Discipline is the foundation on which any workplace functions. Enforcing discipline properly will result in more productive and less troubling circumstances in the workplace. An employer cannot dismiss an employee under any circumstances, even with valid reason, without holding a disciplinary hearing. This will ensure that a fair procedure is followed and that there is substantive reason (proof) for the employee to be dismissed.

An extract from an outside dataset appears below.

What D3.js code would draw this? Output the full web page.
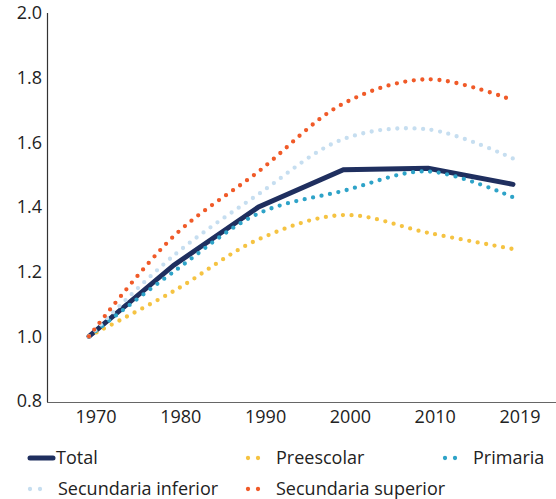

Steps to follow when enforcing discipline
We advise employers to follow these steps to identify misconduct and enforce discipline in the workplace:
During the investigation the employer must determine all the facts surrounding the misconduct and make sure accusations are not brought maliciously. The investigation should be conducted in a fair and objective manner by a person with sufficient knowledge about the specific working environment. Take care not to rush the investigation, rather take the time to investigate the matter thoroughly. The matter must be addressed within a reasonable time. We advise employers to take more or less a week, depending on the matter.
2. Gather evidence
The employer should gather evidence to confirm the facts surrounding the misconduct. Evidence can include witness statements, photos, video footage, documentary evidence and interviewing the employee. Take note that during the disciplinary hearing the employee (accused) must be given the opportunity to cross examine witness and question evidence. Therefore all witnesses must be present during the hearing and can an affidavit not replace a witness, as a document cannot be cross examined.
3. Consult the employee
It is important when consulting with the employee to give the employee the opportunity to present more information and explain the situation from his/her point of view. The employer should also determine if the offence was due to the employee’s negligence or with intent.
4. Determine the sanction
The sanction is determined by the seriousness of the offence. To establish if the sanction is fair, the employer must consider the facts of the case as every case has its own merits. It is important to note that the employer must prove on a balance of probability that the employee is guilty before imposing any sanction.
5. Take disciplinary action
A disciplinary code is vital to ensure that there are clear rules in the workplace, with appropriate sanctions, for employees to follow. When these rules are broken the employer can apply progressive discipline (warnings) or in cases of severe misconduct proceed directly to a disciplinary hearing. The employer must take note to keep detailed records of employees’ misconduct and sanctions applied.
Necessary preparation for a disciplinary hearing
We advise employers to provide the employee with 48 hours’ notice of the hearing, excluding weekends and public holidays, to allow the employee to prepare for the hearing. Take care that all documentation (notice to attend and a procedural application form) contains all the necessary information required by legislation.
During the hearing, the following role players are involved: the employee, the employer and the chairperson. The chairperson is an impartial third party. The chairperson is responsible for keeping the hearing in good order and making a finding of guilty or not guilty based on presented evidence.
The employer (or person acting on behalf of the employer) must lead all evidence, including calling witnesses, presenting documentation and/or video footage and emphasise the importance of the trust relationship between the employer and employee. The employer must take care to investigate and gather evidence in preparation of the disciplinary hearing to ensure that the employee is not found ‘not guilty’ due to lack of evidence presented.
We advise employers to follow these steps to ensure they are prepared for a disciplinary hearing:
- Formulate the charges and make sure it contains the correct facts.
- Choose a proficient representative to argue the case on behalf of the employer, if necessary.
- Decide on the evidence and/or witnesses to use during the hearing and order it chronologically.
- Think of possible defence that the employee can use during the hearing and prepare questions to cross examine the employee.
- Prepare closing arguments in which the evidence is summarised and argued why the employee is guilty of allegations.
- Prepare aggravating factors to support the appropriate sanction.
Labour risk is a huge business risk. To ensure the sustainability and profitability of your business, labour risk needs to be manages proactively. Not following the correct procedures can lead to dire consequences with a huge financial impact.